I was tempted to leave it at that, but I have a few more thoughts. I really like Joaquin Phoenix as an actor, and he has a fun name to say. I was intrigued when I heard about this project but I only managed to get around to seeing it recently. I had heard all the rumours about it being a hoax because it seemed so outlandish but after it was released I hadn’t heard much about it so I went in not really knowing what to expect.
Perhaps I’m just sceptical but it was so out there that early on I figured it had to be a hoax; otherwise it would have been a tacky attempt to cash in on someone’s mental breakdown. After viewing it I read up about it online and found out that last year Casey Affleck came out and confirmed that it was false.
I admire what they were doing because it is easy to deceive people, as a lot are eager to believe that ‘reality’ shows like The Hills etc are an accurate representation of the participants’ real lives. But they’re heavily edited and loosely scripted, and the truth becomes blurred. It also reminds me of the ‘found footage’ films like The Fourth Kind (awful) and Apollo 18 (haven’t seen yet).

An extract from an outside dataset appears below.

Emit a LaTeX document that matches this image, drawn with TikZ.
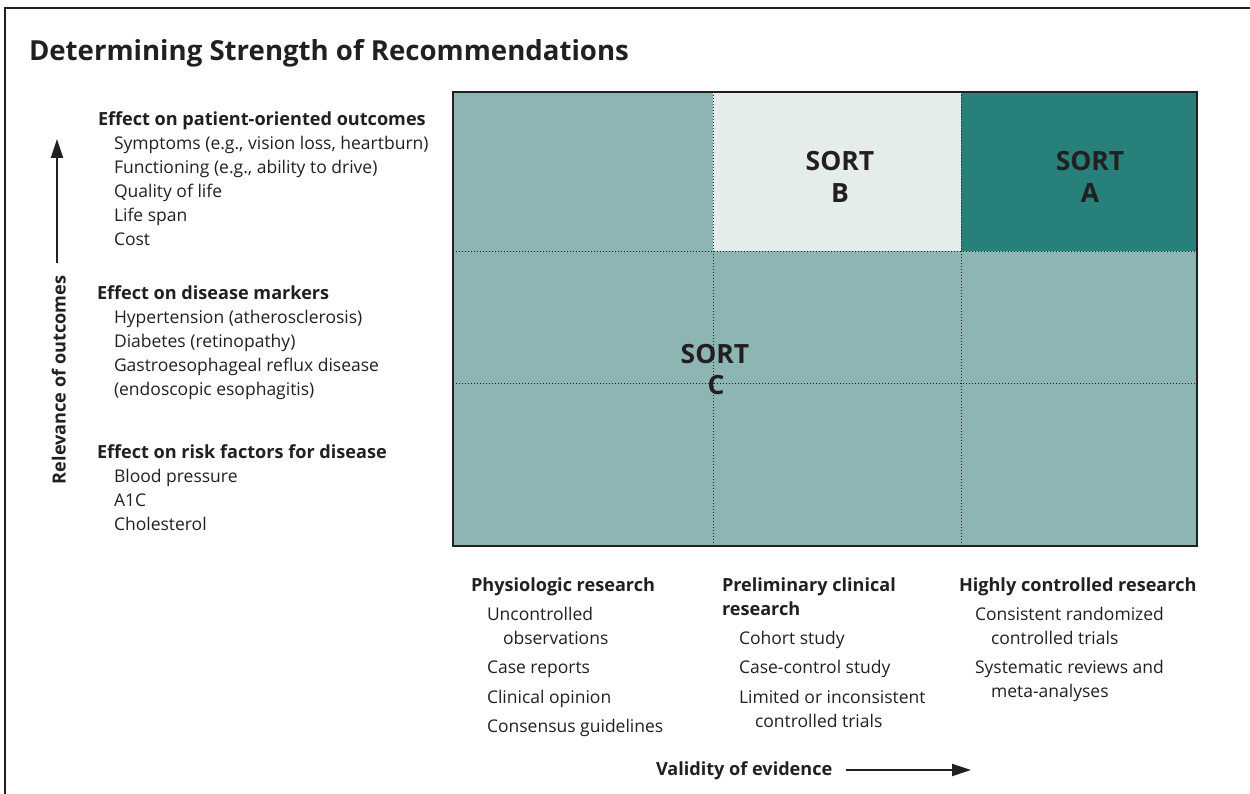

It makes me think about when you meet someone new, in theory you could tell them anything (within reason) and they’d more than likely believe you because (unless you’re extremely cynical and mistrustful) we take it for granted that people will be honest with us. It’s a basic assumption of the social contract (a violation of which is played for laughs in The Invention of Lying). I think we’re generally eager to believe celebrities and hold them to a higher moral standard because there’s so much scrutiny on them.
However, I wonder in what regard Joaquin Phoenix would be held if Casey Affleck hadn’t revealed they were playing a trick. As presented, I didn’t feel much sympathy for the character Joaquin Phoenix played. I also wonder whether the excuse of a hoax could hide other breakdowns. Would people believe Charlie Sheen if he came out and said that what happened last year was an emphatic statement about how perceptions and opinions are filtered and influenced through social media?
As a film itself, I’m Still Here is fairly good. I wonder how many people were in on it. There were some nice flourishes from the director, and say what you want about the man but Joaquin Phoenix was dedicated to the role; putting on the weight, growing the beard and really risking his professional reputation. However it did drag in places, and for all the effort and energy they all put in to the charade I have to wonder whether it was really worth it.